• Data supplied:
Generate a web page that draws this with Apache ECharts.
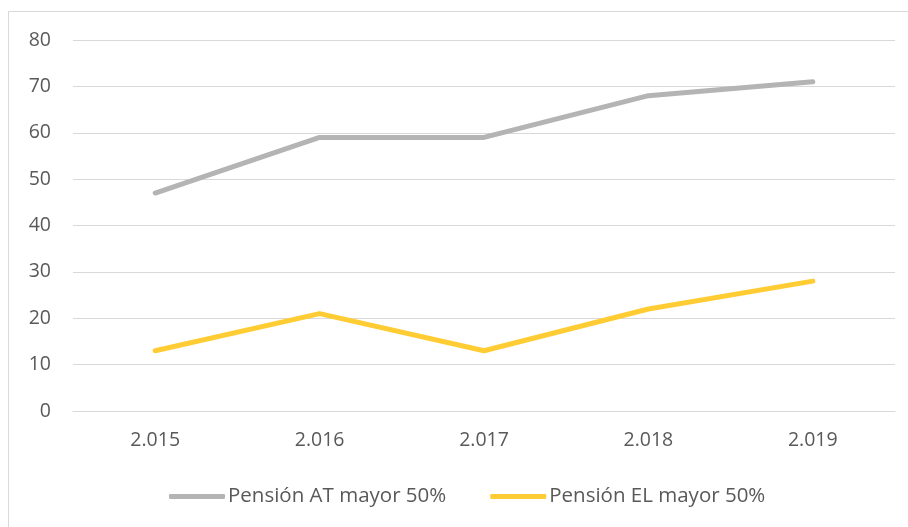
<!DOCTYPE html>
<html>
<head>
<meta charset="utf-8">
<script src="https://cdn.jsdelivr.net/npm/echarts@6/dist/echarts.min.js"></script>
<style>
  html, body { margin: 0; padding: 0; background: #fff; }
  #chart { width: 908px; height: 527px; }
</style>
</head>
<body>
<div id="chart"></div>
<script>
const years = ["2.015", "2.016", "2.017", "2.018", "2.019"];
const pensionAT = [47, 59, 59, 68, 71];
const pensionEL = [13, 21, 13, 22, 28];

const FONT = "Open Sans";

let myChart = echarts.init(document.getElementById("chart"));
option = {
    backgroundColor: "#fff",
    animation: false,
    graphic: [
        {
            // chart area border, runs off the right and bottom edges
            type: "rect",
            shape: { x: 8.5, y: 11.5, width: 1000, height: 1000 },
            style: { fill: "none", stroke: "#D9D9D9", lineWidth: 1 },
            silent: true,
        },
    ],
    grid: { left: 73, right: 13, top: 40, bottom: 116 },
    legend: {
        bottom: 15,
        left: 164,
        itemWidth: 56,
        itemHeight: 5,
        itemGap: 44,
        textStyle: { fontFamily: FONT, fontSize: 20.5, color: "#595959", padding: [0, 0, 0, -2] },
        data: [
            { name: "Pensión AT mayor 50%", icon: "roundRect" },
            { name: "Pensión EL mayor 50%", icon: "roundRect" },
        ],
    },
    xAxis: {
        type: "category",
        data: years,
        boundaryGap: true,
        axisLine: { lineStyle: { color: "#D9D9D9", width: 1 } },
        axisTick: { show: false },
        axisLabel: { fontFamily: FONT, fontSize: 19.5, color: "#595959", margin: 19 },
    },
    yAxis: {
        type: "value",
        min: 0,
        max: 80,
        interval: 10,
        axisLine: { show: false },
        axisTick: { show: false },
        axisLabel: { fontFamily: FONT, fontSize: 19.5, color: "#595959", margin: 22 },
        splitLine: { lineStyle: { color: "#D9D9D9", width: 1 } },
    },
    series: [
        {
            name: "Pensión AT mayor 50%",
            type: "line",
            data: pensionAT,
            symbol: "none",
            color: "#B4B4B4",
            lineStyle: { width: 5, cap: "round", join: "round" },
        },
        {
            name: "Pensión EL mayor 50%",
            type: "line",
            data: pensionEL,
            symbol: "none",
            color: "#FFCC33",
            lineStyle: { width: 5, cap: "round", join: "round" },
        },
    ],
};
myChart.setOption(option);
window.addEventListener("resize", function () {
    myChart.resize();
});
</script>
</body>
</html>
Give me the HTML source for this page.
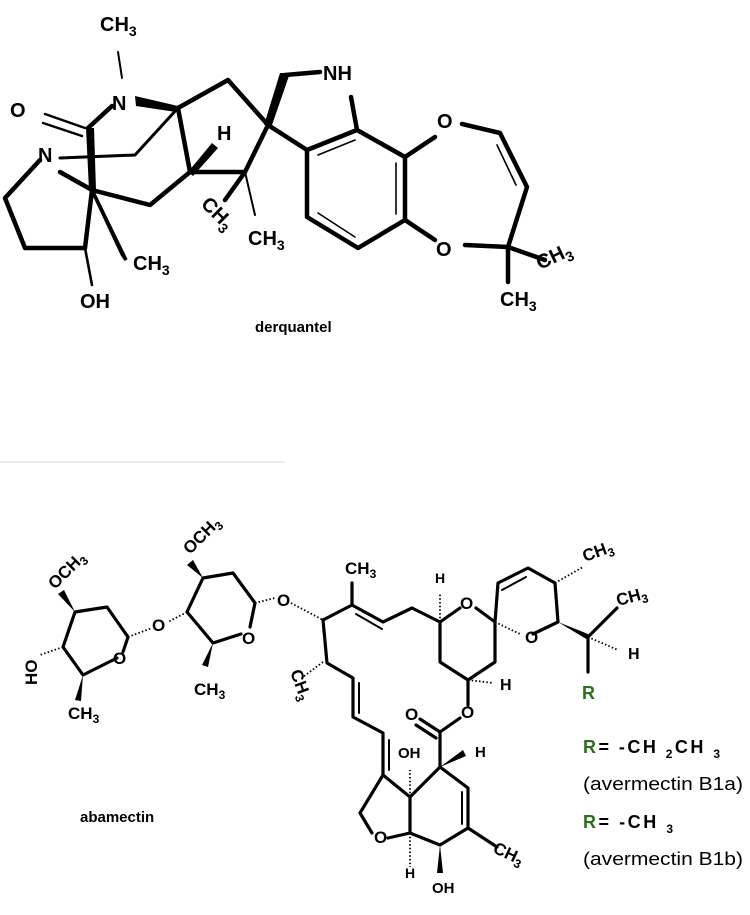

• Problem to solve: Retype the records exactly. Any image in them should not appear in what you write.

• Task solution:
Generate a web page that draws this with Apache ECharts.
<!DOCTYPE html>
<html>
<head>
<meta charset="utf-8">
<script src="https://cdn.jsdelivr.net/npm/echarts@6/dist/echarts.min.js"></script>
<style>
  html, body { margin: 0; padding: 0; background: #fff; }
  #chart { width: 908px; height: 527px; }
</style>
</head>
<body>
<div id="chart"></div>
<script>
const years = ["2.015", "2.016", "2.017", "2.018", "2.019"];
const pensionAT = [47, 59, 59, 68, 71];
const pensionEL = [13, 21, 13, 22, 28];

const FONT = "Open Sans";

let myChart = echarts.init(document.getElementById("chart"));
option = {
    backgroundColor: "#fff",
    animation: false,
    graphic: [
        {
            // chart area border, runs off the right and bottom edges
            type: "rect",
            shape: { x: 8.5, y: 11.5, width: 1000, height: 1000 },
            style: { fill: "none", stroke: "#D9D9D9", lineWidth: 1 },
            silent: true,
        },
    ],
    grid: { left: 73, right: 13, top: 40, bottom: 116 },
    legend: {
        bottom: 15,
        left: 164,
        itemWidth: 56,
        itemHeight: 5,
        itemGap: 44,
        textStyle: { fontFamily: FONT, fontSize: 20.5, color: "#595959", padding: [0, 0, 0, -2] },
        data: [
            { name: "Pensión AT mayor 50%", icon: "roundRect" },
            { name: "Pensión EL mayor 50%", icon: "roundRect" },
        ],
    },
    xAxis: {
        type: "category",
        data: years,
        boundaryGap: true,
        axisLine: { lineStyle: { color: "#D9D9D9", width: 1 } },
        axisTick: { show: false },
        axisLabel: { fontFamily: FONT, fontSize: 19.5, color: "#595959", margin: 19 },
    },
    yAxis: {
        type: "value",
        min: 0,
        max: 80,
        interval: 10,
        axisLine: { show: false },
        axisTick: { show: false },
        axisLabel: { fontFamily: FONT, fontSize: 19.5, color: "#595959", margin: 22 },
        splitLine: { lineStyle: { color: "#D9D9D9", width: 1 } },
    },
    series: [
        {
            name: "Pensión AT mayor 50%",
            type: "line",
            data: pensionAT,
            symbol: "none",
            color: "#B4B4B4",
            lineStyle: { width: 5, cap: "round", join: "round" },
        },
        {
            name: "Pensión EL mayor 50%",
            type: "line",
            data: pensionEL,
            symbol: "none",
            color: "#FFCC33",
            lineStyle: { width: 5, cap: "round", join: "round" },
        },
    ],
};
myChart.setOption(option);
window.addEventListener("resize", function () {
    myChart.resize();
});
</script>
</body>
</html>
Give me the HTML source for this page.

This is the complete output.